Uno de los fenómenos más alarmantes de la crisis de seguridad en México es el del reclutamiento de jóvenes por parte del crimen organizado que, entre otras cosas, se ha convertido en una fuente inagotable de recursos humanos para la criminalidad. Los cárteles han sabido llenar el profundo vacío dejado por el Estado en muchas regiones, uniendo a sus filas a estos jóvenes que utilizan como carne de cañón y reemplazan fácilmente, pues dentro de la lógica del crimen organizado la vida de sus propios integrantes carece de valor. Se estima que el narcotráfico da trabajo a cerca de 185 mil personas, una cifra que lo coloca como el quinto mayor empleador nacional.
Esto revela al menos 3 dimensiones del problema: afecta a las víctimas directas del crimen; impacta a los miles de jóvenes que por una compleja interacción de factores sociales, económicos y culturales terminan formando parte de las estructuras criminales (diluyendo la línea entre ser víctima y victimario); y dificulta el trabajo a las autoridades encargadas de la seguridad, que han mantenido como estrategia la captura y los decomisos, sin entender que el narcotráfico -más que un enemigo concreto- es un fenómeno social difuso y profundamente arraigado.

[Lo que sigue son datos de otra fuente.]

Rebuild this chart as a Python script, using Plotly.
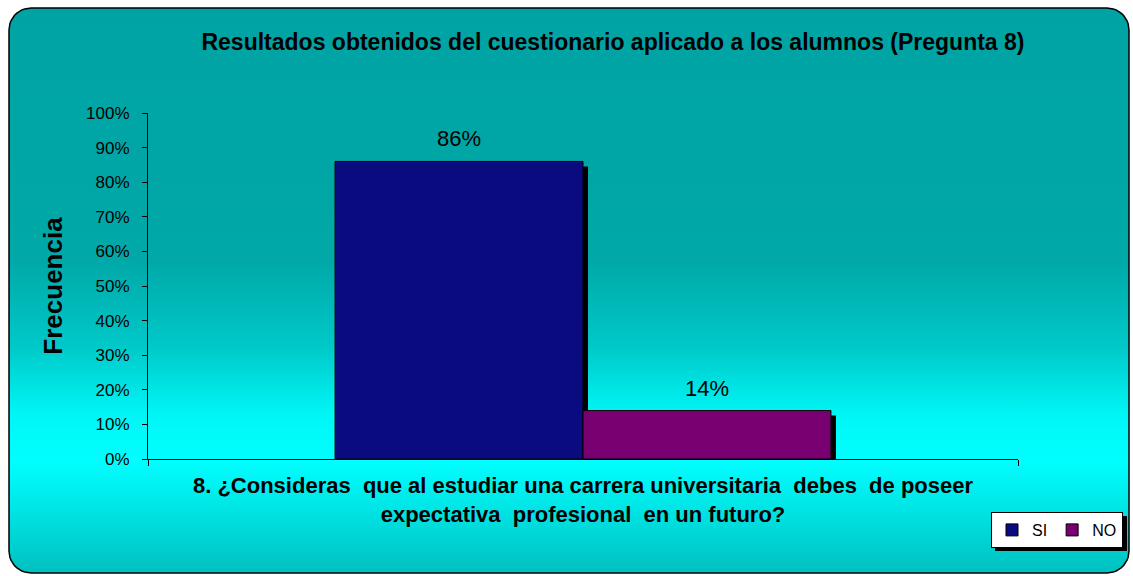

Millones de jóvenes enfrentan contextos marcados por la exclusión social, la precariedad laboral, la violencia estructural y la falta de oportunidades educativas. Esta realidad se acentúa en territorios donde los factores de riesgo son múltiples y convergen: pobreza, deserción escolar, violencia intrafamiliar, adicciones, estigmatización y la presencia activa del crimen organizado. En estos espacios, el abandono institucional, la falta de alternativas viables, y la narcocultura que idealiza el estilo de vida de los narcotraficantes, abren la puerta al reclutamiento de juventudes por parte de redes criminales que ofrecen ingresos inmediatos, identidad y sentido de pertenencia, aunque sea a costa de su libertad y futuro.

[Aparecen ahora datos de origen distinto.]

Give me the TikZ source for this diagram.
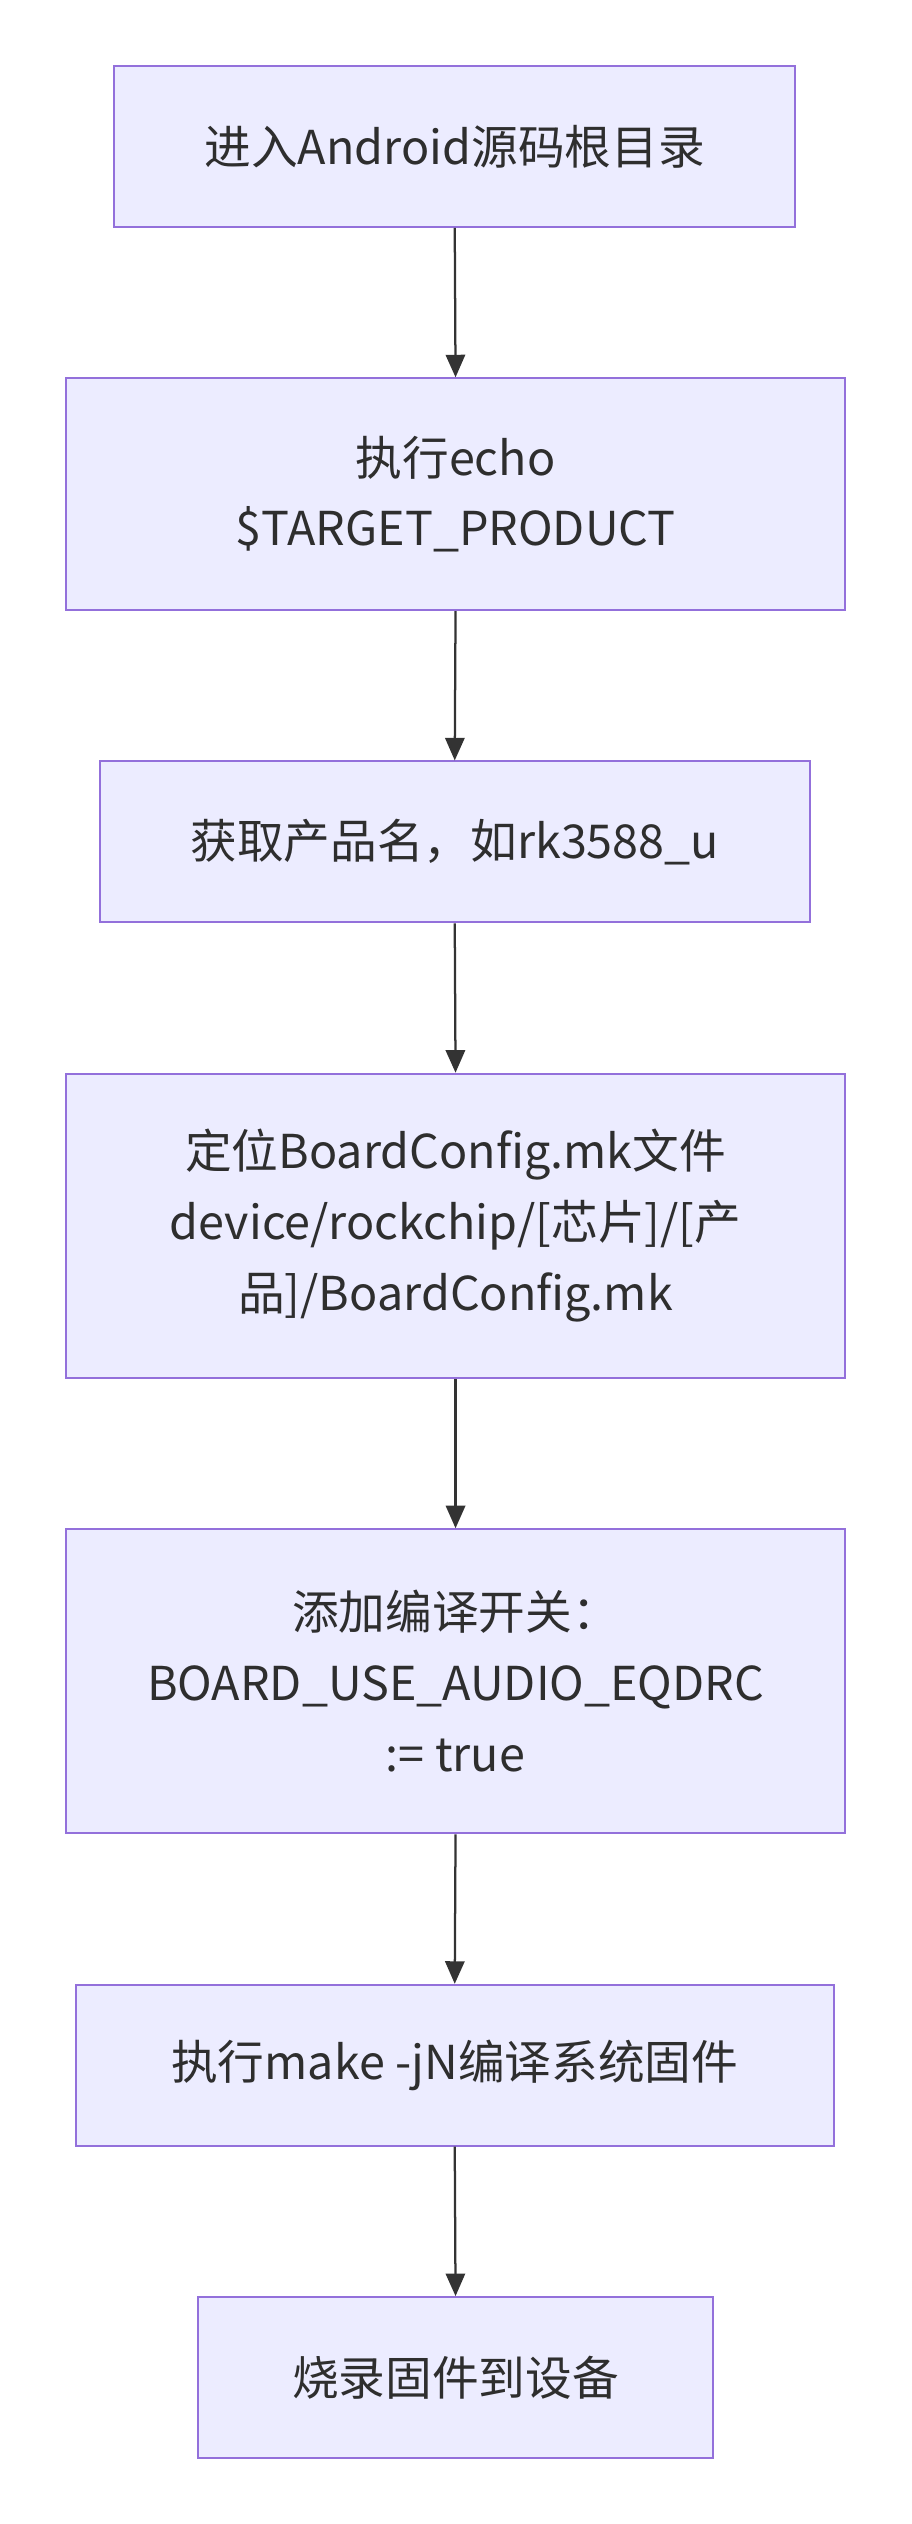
\documentclass[tikz,border=0pt]{standalone}
\usepackage{fontspec}
\setmainfont{Noto Sans CJK SC}
\usetikzlibrary{arrows.meta}
\definecolor{bfill}{HTML}{ECECFF}
\definecolor{bdraw}{HTML}{9370DB}
\definecolor{arr}{HTML}{333333}
\begin{document}
\begin{tikzpicture}[x=1pt,y=1pt,
  box/.style={draw=bdraw,fill=bfill,line width=1.2pt,align=center,text=arr!90!black,
    font=\fontsize{29}{44}\selectfont,inner sep=0pt},
  ar/.style={draw=arr,line width=1.4pt,-{Triangle[length=14pt,width=12pt]}}]
\useasboundingbox (0,0) rectangle (566,-1568);
\def\bx#1#2#3#4#5#6{\node[box,minimum width=#3-#2,minimum height=#5-#4] (#1) at ({(#2+#3)/2},{-(#4+#5)/2}) {#6};}
\bx{a}{71}{494}{41}{141}{进入Android源码根目录}
\bx{b}{41}{525}{235}{379}{执行echo\\\$TARGET\_PRODUCT}
\bx{c}{62}{503}{473}{573}{获取产品名，如rk3588\_u}
\bx{d}{41}{525}{667}{856}{定位BoardConfig.mk文件\\device/rockchip/[芯片]/[产\\品]/BoardConfig.mk}
\bx{e}{41}{525}{950}{1139}{添加编译开关：\\BOARD\_USE\_AUDIO\_EQDRC\\:= true}
\bx{f}{47}{518}{1233}{1333}{执行make -jN编译系统固件}
\bx{g}{123}{443}{1427}{1527}{烧录固件到设备}
\foreach \u/\v in {a/b,b/c,c/d,d/e,e/f,f/g}
  \draw[ar] (\u.south) -- (\v.north);
\end{tikzpicture}
\end{document}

El modus operandi del reclutamiento para el crimen organizado, el sicariato y la venta de drogas tiene diferentes matices, que van desde la voluntad, pasando por la persuasión, la amenaza y el engaño, hasta la coacción. Es cambiante y se adapta al contexto y a los perfiles disponibles. Pero en todos los casos, el reclutamiento juvenil es propiciado por la desigualdad y el abandono institucional: jóvenes en situación precaria ven el crimen organizado como una salida fácil de la pobreza, además de que son propensos a engaños y falsas ofertas laborales; aquellos con carencias afectivas encuentran en los grupos delictivos pertenencia y reconocimiento; y los que viven en comunidades marginadas y controladas por el crimen, están a merced de cárteles particularmente sanguinarios como el de Jalisco Nueva Generación o el del Noreste, que amenazan o secuestran, y obligan a los jóvenes a unirse a sus filas. Aún más, cuando son detenidos y cargan con antecedentes, muchos sienten que ya no tienen salida y se hunden más en el crimen. Al salir de prisión, no tienen a dónde ir, y si regresan a sus comunidades, los vuelven a reclutar.
La inserción delictiva como opción de vida es ilimitada, tal como lo son las juventudes con carencias económicas, afectivas y educativas en México. Dado el contexto de inseguridad, crecimiento y dispersión del crimen, uno de los pendientes inaplazables de nuestro país es incluir y proveerles espacios y alternativas. Es inaplazable que las políticas públicas reconozcan la heterogeneidad de las juventudes y de las motivaciones que los llevan a unirse al crimen organizado, y atiendan sus realidades con enfoque territorial, interseccional y de derechos.
Las estrategias de prevención deben ser integrales, ir más allá de becas o pasantías temporales, e incorporar elementos de formación en competencias básicas, atención emocional, construcción de proyectos de vida y acompañamiento personalizado. Solo así será posible arrebatarle al crimen su base social de jóvenes vulnerables, cortar ciclos de violencia y construir rutas reales de inclusión para quienes más lo necesitan.